--- Given information ---
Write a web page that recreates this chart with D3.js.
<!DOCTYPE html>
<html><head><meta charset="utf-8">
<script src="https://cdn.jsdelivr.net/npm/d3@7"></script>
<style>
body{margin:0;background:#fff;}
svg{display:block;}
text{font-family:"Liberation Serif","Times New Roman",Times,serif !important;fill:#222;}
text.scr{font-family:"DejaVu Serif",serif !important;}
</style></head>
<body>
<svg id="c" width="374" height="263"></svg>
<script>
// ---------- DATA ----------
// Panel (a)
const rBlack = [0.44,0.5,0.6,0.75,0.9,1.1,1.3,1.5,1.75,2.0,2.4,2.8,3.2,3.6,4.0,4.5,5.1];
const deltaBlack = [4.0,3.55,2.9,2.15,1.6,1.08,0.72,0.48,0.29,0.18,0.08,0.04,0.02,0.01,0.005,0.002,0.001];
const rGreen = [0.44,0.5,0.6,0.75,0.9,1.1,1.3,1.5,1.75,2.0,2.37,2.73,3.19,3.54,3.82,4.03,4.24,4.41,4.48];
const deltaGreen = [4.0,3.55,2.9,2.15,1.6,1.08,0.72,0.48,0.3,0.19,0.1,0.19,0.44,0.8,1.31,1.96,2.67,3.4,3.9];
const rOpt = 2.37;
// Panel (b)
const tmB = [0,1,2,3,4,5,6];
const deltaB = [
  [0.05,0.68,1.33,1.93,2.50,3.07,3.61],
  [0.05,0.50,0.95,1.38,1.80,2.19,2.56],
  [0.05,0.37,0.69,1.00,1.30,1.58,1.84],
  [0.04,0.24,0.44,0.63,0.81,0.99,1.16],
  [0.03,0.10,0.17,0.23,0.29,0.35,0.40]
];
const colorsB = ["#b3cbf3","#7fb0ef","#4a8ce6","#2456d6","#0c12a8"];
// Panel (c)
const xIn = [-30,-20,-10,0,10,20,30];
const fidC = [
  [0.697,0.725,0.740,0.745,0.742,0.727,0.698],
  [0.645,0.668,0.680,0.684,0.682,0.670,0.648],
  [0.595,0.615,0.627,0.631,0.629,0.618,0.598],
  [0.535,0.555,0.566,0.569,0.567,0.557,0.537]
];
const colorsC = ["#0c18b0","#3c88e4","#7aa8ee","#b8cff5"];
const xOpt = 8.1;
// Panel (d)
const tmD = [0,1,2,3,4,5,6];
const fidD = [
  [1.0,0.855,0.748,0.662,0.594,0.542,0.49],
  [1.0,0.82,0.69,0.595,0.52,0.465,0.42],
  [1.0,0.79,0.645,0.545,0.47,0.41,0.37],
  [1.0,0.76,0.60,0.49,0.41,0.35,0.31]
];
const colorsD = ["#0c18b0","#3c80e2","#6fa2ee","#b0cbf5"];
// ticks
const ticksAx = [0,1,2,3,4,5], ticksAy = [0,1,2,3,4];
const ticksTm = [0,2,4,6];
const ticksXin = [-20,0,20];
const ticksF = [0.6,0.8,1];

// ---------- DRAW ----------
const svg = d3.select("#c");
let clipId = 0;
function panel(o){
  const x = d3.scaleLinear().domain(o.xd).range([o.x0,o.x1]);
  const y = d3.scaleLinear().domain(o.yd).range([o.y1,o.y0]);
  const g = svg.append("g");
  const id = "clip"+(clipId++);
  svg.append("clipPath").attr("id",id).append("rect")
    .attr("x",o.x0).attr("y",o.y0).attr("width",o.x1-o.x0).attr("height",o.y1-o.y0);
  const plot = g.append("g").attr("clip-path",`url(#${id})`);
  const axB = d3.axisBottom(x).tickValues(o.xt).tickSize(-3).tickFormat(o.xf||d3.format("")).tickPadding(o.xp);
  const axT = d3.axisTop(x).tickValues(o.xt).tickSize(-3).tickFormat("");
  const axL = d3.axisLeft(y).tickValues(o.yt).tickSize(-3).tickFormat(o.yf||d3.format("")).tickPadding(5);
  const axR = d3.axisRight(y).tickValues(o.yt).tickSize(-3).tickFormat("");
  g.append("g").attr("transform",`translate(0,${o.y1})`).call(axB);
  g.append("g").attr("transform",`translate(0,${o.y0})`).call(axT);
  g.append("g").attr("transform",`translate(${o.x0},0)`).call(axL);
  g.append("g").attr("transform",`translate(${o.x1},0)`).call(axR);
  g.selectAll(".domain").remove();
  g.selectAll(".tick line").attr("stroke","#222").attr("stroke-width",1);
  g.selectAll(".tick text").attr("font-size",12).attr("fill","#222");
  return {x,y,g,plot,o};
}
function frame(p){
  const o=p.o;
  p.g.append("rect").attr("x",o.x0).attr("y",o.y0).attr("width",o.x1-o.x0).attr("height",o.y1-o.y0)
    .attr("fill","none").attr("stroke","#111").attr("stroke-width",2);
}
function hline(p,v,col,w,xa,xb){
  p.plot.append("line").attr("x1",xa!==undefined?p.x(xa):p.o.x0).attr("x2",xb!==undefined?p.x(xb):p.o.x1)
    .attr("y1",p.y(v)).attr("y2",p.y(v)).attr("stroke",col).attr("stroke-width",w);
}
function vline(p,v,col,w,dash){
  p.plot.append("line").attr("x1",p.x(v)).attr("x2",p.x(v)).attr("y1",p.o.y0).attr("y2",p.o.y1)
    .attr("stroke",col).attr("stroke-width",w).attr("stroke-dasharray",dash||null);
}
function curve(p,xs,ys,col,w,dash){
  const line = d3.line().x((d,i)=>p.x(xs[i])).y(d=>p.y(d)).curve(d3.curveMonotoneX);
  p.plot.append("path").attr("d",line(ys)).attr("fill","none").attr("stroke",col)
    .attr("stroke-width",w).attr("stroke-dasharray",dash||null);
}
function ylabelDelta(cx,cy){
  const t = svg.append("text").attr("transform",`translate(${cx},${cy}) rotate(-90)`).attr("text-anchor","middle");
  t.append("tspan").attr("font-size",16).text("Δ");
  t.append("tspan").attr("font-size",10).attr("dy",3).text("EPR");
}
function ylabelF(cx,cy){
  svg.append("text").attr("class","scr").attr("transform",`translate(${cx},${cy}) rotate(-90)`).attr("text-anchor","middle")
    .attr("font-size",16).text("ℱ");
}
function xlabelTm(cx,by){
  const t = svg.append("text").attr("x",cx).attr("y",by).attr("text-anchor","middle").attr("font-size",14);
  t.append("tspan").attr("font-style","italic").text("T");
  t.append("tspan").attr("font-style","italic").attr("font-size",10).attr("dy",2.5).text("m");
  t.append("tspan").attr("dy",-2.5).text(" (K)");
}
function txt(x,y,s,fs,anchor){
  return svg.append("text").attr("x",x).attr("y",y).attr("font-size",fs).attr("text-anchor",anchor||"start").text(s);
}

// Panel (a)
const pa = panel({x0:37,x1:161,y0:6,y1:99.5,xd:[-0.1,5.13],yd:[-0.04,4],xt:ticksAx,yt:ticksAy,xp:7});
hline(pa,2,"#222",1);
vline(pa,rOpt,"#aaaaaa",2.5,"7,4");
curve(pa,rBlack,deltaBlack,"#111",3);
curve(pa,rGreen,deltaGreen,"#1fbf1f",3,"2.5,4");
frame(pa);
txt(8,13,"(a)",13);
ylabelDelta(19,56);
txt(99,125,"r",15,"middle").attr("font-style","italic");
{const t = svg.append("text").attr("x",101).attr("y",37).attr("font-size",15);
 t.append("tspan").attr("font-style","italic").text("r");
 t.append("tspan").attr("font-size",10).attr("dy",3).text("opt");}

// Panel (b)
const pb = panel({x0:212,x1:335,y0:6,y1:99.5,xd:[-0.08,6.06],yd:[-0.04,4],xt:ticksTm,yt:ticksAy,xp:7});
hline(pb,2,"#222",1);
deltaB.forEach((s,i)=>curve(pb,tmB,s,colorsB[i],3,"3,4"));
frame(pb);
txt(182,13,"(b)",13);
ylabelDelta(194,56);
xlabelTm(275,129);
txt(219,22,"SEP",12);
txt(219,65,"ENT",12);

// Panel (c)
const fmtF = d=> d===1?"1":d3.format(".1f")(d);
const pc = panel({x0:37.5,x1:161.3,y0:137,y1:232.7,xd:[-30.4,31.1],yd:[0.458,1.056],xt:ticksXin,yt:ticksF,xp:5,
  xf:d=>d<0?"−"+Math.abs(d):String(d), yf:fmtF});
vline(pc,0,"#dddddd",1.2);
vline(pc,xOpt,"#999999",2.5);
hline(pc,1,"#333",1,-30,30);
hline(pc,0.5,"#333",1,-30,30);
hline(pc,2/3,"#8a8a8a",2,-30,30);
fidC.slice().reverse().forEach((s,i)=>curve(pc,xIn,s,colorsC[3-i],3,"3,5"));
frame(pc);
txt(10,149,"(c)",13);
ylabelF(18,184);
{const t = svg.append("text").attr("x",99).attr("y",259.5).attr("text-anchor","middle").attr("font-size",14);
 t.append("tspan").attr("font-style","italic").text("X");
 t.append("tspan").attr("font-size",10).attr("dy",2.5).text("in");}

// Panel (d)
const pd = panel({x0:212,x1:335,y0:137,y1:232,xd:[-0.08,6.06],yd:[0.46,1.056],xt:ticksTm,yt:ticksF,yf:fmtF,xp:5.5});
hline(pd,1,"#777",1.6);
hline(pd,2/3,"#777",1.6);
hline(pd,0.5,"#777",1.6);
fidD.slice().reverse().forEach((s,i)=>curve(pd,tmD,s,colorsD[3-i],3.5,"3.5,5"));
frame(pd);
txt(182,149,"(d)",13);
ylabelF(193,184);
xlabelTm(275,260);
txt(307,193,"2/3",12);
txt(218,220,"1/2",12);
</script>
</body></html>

--- Written exercise ---
Copy the lines from the start of the data verbatim, stopping after the line containing "const ticksF = [0.6,0.8,1];".

--- The completed task ---
Write a web page that recreates this chart with D3.js.
<!DOCTYPE html>
<html><head><meta charset="utf-8">
<script src="https://cdn.jsdelivr.net/npm/d3@7"></script>
<style>
body{margin:0;background:#fff;}
svg{display:block;}
text{font-family:"Liberation Serif","Times New Roman",Times,serif !important;fill:#222;}
text.scr{font-family:"DejaVu Serif",serif !important;}
</style></head>
<body>
<svg id="c" width="374" height="263"></svg>
<script>
// ---------- DATA ----------
// Panel (a)
const rBlack = [0.44,0.5,0.6,0.75,0.9,1.1,1.3,1.5,1.75,2.0,2.4,2.8,3.2,3.6,4.0,4.5,5.1];
const deltaBlack = [4.0,3.55,2.9,2.15,1.6,1.08,0.72,0.48,0.29,0.18,0.08,0.04,0.02,0.01,0.005,0.002,0.001];
const rGreen = [0.44,0.5,0.6,0.75,0.9,1.1,1.3,1.5,1.75,2.0,2.37,2.73,3.19,3.54,3.82,4.03,4.24,4.41,4.48];
const deltaGreen = [4.0,3.55,2.9,2.15,1.6,1.08,0.72,0.48,0.3,0.19,0.1,0.19,0.44,0.8,1.31,1.96,2.67,3.4,3.9];
const rOpt = 2.37;
// Panel (b)
const tmB = [0,1,2,3,4,5,6];
const deltaB = [
  [0.05,0.68,1.33,1.93,2.50,3.07,3.61],
  [0.05,0.50,0.95,1.38,1.80,2.19,2.56],
  [0.05,0.37,0.69,1.00,1.30,1.58,1.84],
  [0.04,0.24,0.44,0.63,0.81,0.99,1.16],
  [0.03,0.10,0.17,0.23,0.29,0.35,0.40]
];
const colorsB = ["#b3cbf3","#7fb0ef","#4a8ce6","#2456d6","#0c12a8"];
// Panel (c)
const xIn = [-30,-20,-10,0,10,20,30];
const fidC = [
  [0.697,0.725,0.740,0.745,0.742,0.727,0.698],
  [0.645,0.668,0.680,0.684,0.682,0.670,0.648],
  [0.595,0.615,0.627,0.631,0.629,0.618,0.598],
  [0.535,0.555,0.566,0.569,0.567,0.557,0.537]
];
const colorsC = ["#0c18b0","#3c88e4","#7aa8ee","#b8cff5"];
const xOpt = 8.1;
// Panel (d)
const tmD = [0,1,2,3,4,5,6];
const fidD = [
  [1.0,0.855,0.748,0.662,0.594,0.542,0.49],
  [1.0,0.82,0.69,0.595,0.52,0.465,0.42],
  [1.0,0.79,0.645,0.545,0.47,0.41,0.37],
  [1.0,0.76,0.60,0.49,0.41,0.35,0.31]
];
const colorsD = ["#0c18b0","#3c80e2","#6fa2ee","#b0cbf5"];
// ticks
const ticksAx = [0,1,2,3,4,5], ticksAy = [0,1,2,3,4];
const ticksTm = [0,2,4,6];
const ticksXin = [-20,0,20];
const ticksF = [0.6,0.8,1];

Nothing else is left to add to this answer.